Do you know how glad I am that seeing Jacob's picture changed absolutely nothing I feel for him? What COULD change it is if he was a dick like Matt or every other guy I've known. So far, he hasn't revealed those colors. And I hope he never will because I feel good about this one. I want him to stay around for a while. Sure, I was pissed the other night at him for only God knows what reason, but I'm over whatever stupid reason that was. I just want to be able to talk to him at least once a day. <sigh>

Something is still missing from my life. I want a boyfriend. I want one that's around here and not just trying to fuck me. But I don't like anyone around here. This is Culpeper, what guy wouldn't want to fuck some girl? Lately, I've just been so depressed. I've been wanting someone to hold me. Hug me in the afternoon. Kiss me. I want to know what cuddling feels like. Haven't I suffered long enough? I want to cry sometimes. This stresses me out. Everyone has someone and I don't. I used to have so many more friends when I was going out with Matt. What happened? Why did they all side with him? They always told me what an ass he'd been and how he doesn't deserve me. Why are they still friends with him, but they can just kick me to the curb?

God, I hate him! I hate him so much!! I will never truly be happy. Who can make me that happy anyway? As happy and satisfied as Matt always is. What did I do to deserve this? Why must I suffer for his mistakes? Man fuck this! And fuck him! Why do I still love him? Why can't I get a boyfriend? Why can't I have that one guy all through high school that will stay with me until we part for college? Why? Why? Why? I am so depressed. I don't know whether I've wanted a boyfriend more than I do now. I know I don't need a guy, but I just want to be happy and I feel a guy will make me as happy as anything.

Sure, Jacob's here for me. But not physically. He's 900 miles away from me. If he were here I wouldn't have to worry about a boyfriend.

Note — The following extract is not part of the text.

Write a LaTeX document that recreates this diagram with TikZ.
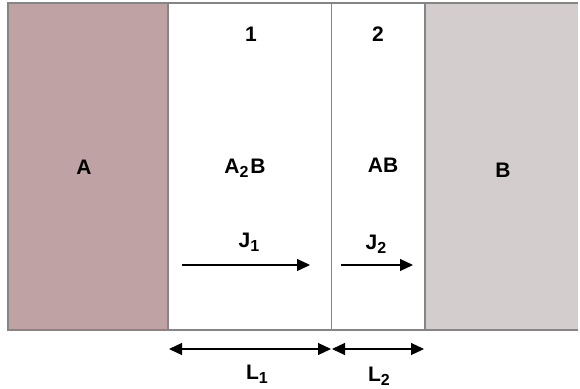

I would have my soulmate. <sigh>

I give up. I give up on this stupid life. Nothing goes my way. I'm so grateful for Jakey, trust me, I just wish it would go my way. I wish I didn't have my brother. I wish my dad was still here. I wish I still had the friends that were with me while I was with Matt. I wish I was still living in Iowa. I wish I had the guts to take my life. I wish I wish I wish, but have you ever seen anything happen?